Abstract

The approach taken to design a hydronic snow-melting system for a bridge deck on an Interstate highway in Oklahoma is described. A vertical borehole, closed-loop ground-source heat pump system is to be used as an energy-efficient means to provide the heating requirement. It is proposed to use the bridge deck as a solar collector in the summer months so that the ground can be thermally “recharged” by circulating fluid from the bridge deck to the ground. A design of this type involves the determination of a number of interdependent variables that are difficult or impossible to accurately quantify by conventional design practices. Therefore, mathematical models of a hydronically heated pavement slab, water-to-water heat pump, and a ground loop heat exchanger were developed for use in a detailed system simulation.

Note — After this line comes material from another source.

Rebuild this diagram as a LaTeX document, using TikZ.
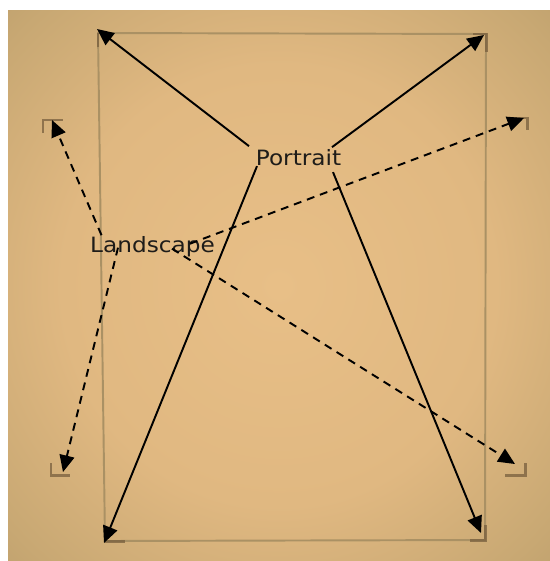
\documentclass[tikz,border=0pt]{standalone}
\usepackage{fontspec}
\usetikzlibrary{arrows.meta}
\newfontfamily\lblfont[FakeStretch=1.1]{DejaVu Sans}

\definecolor{bgin}{RGB}{232,191,135}
\definecolor{bgmid}{RGB}{224,184,129}
\definecolor{bgrim}{RGB}{200,168,115}
\definecolor{bgedge}{RGB}{175,148,100}
\definecolor{bgouter}{RGB}{150,128,86}
\definecolor{bgcorner}{RGB}{125,107,72}
\definecolor{pagebrown}{RGB}{170,145,100}
\definecolor{markbrown}{RGB}{120,95,62}
\definecolor{inkgray}{RGB}{30,28,25}

\pgfdeclareradialshading{photo}{\pgfpoint{0bp}{0bp}}{color(0bp)=(bgin); color(20bp)=(bgmid); color(33bp)=(bgrim); color(45bp)=(bgedge); color(55bp)=(bgouter); color(71bp)=(bgcorner)}

\begin{document}
\begin{tikzpicture}[x=0.02cm, y=-0.02cm,
  lbl/.style={font=\lblfont\fontsize{12}{14}\selectfont, text=inkgray, inner sep=0pt, anchor=base},
  solidarrow/.style={line width=1.1pt, -{Triangle[length=9.5pt,width=8.5pt]}},
  dasharrow/.style={solidarrow, dash pattern=on 4.5pt off 3.4pt},
  cornermark/.style={line width=1.7pt, draw=markbrown, opacity=.75},
  pageedge/.style={line width=1.1pt, draw=pagebrown}]
\useasboundingbox (0,0) rectangle (550,561);
\fill[white] (0,0) rectangle (550,561);
\shade[shading=photo] (8,10) rectangle (550,561);

% the sheet in portrait
\draw[pageedge] (98,33) -- (486,34) -- (485,540) -- (105,541) -- cycle;
\draw[cornermark] (98,47) -- (98,33);
\draw[cornermark] (473,34) -- (486,34) -- (486,52);
\draw[cornermark] (105,528) -- (105,541) -- (125,541);
\draw[cornermark] (470,540) -- (485,540) -- (485,525);

% corners for landscape
\draw[cornermark] (43,133) -- (43,120) -- (63,120);
\draw[cornermark] (510,118) -- (527,118) -- (527,130);
\draw[cornermark] (51,463) -- (51,475) -- (70,475);
\draw[cornermark] (505,475) -- (525,475) -- (525,463);

\node[lbl] (Portrait) at (298.5,165) {Portrait};
\node[lbl] (Landscape) at (152.5,252) {Landscape};

\coordinate (pTL) at (97,29);
\coordinate (pTR) at (484,35);
\coordinate (pBL) at (104,543);
\coordinate (pBR) at (481,533);
\coordinate (lTL) at (52,120);
\coordinate (lTR) at (524,118);
\coordinate (lBL) at (63,472);
\coordinate (lBR) at (515,464);

\draw[solidarrow] ([shift={(-49.5,-11)}]Portrait.center) -- (pTL);
\draw[solidarrow] ([shift={(33.5,-10)}]Portrait.center) -- (pTR);
\draw[solidarrow] ([shift={(-41.5,9)}]Portrait.center) -- (pBL);
\draw[solidarrow] ([shift={(34.5,15)}]Portrait.center) -- (pBR);

\draw[dasharrow] ([shift={(-51,-11)}]Landscape.center) -- (lTL);
\draw[dasharrow] ([shift={(37.5,-2.5)}]Landscape.center) -- (lTR);
\draw[dasharrow] ([shift={(-34.5,1.5)}]Landscape.center) -- (lBL);
\draw[dasharrow] ([shift={(19.5,2.5)}]Landscape.center) -- (lBR);
\end{tikzpicture}
\end{document}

The simulation allowed design parameters such as minimum heat pump entering fluid temperature, number of heat pumps, and flow rate to be varied, and several potential designs that kept the bridge surface temperature above freezing were selected. The hourly heating loads for candidate configurations were then used to estimate the required size of the ground loop heat exchanger. There is a trade-off between the number of boreholes that make up the ground loop heat exchanger and the number of heat pumps required. Of the configurations examined, a system with 16 heat pumps of nominal 106-kW capacity and 250 boreholes, each 76 m deep, was selected.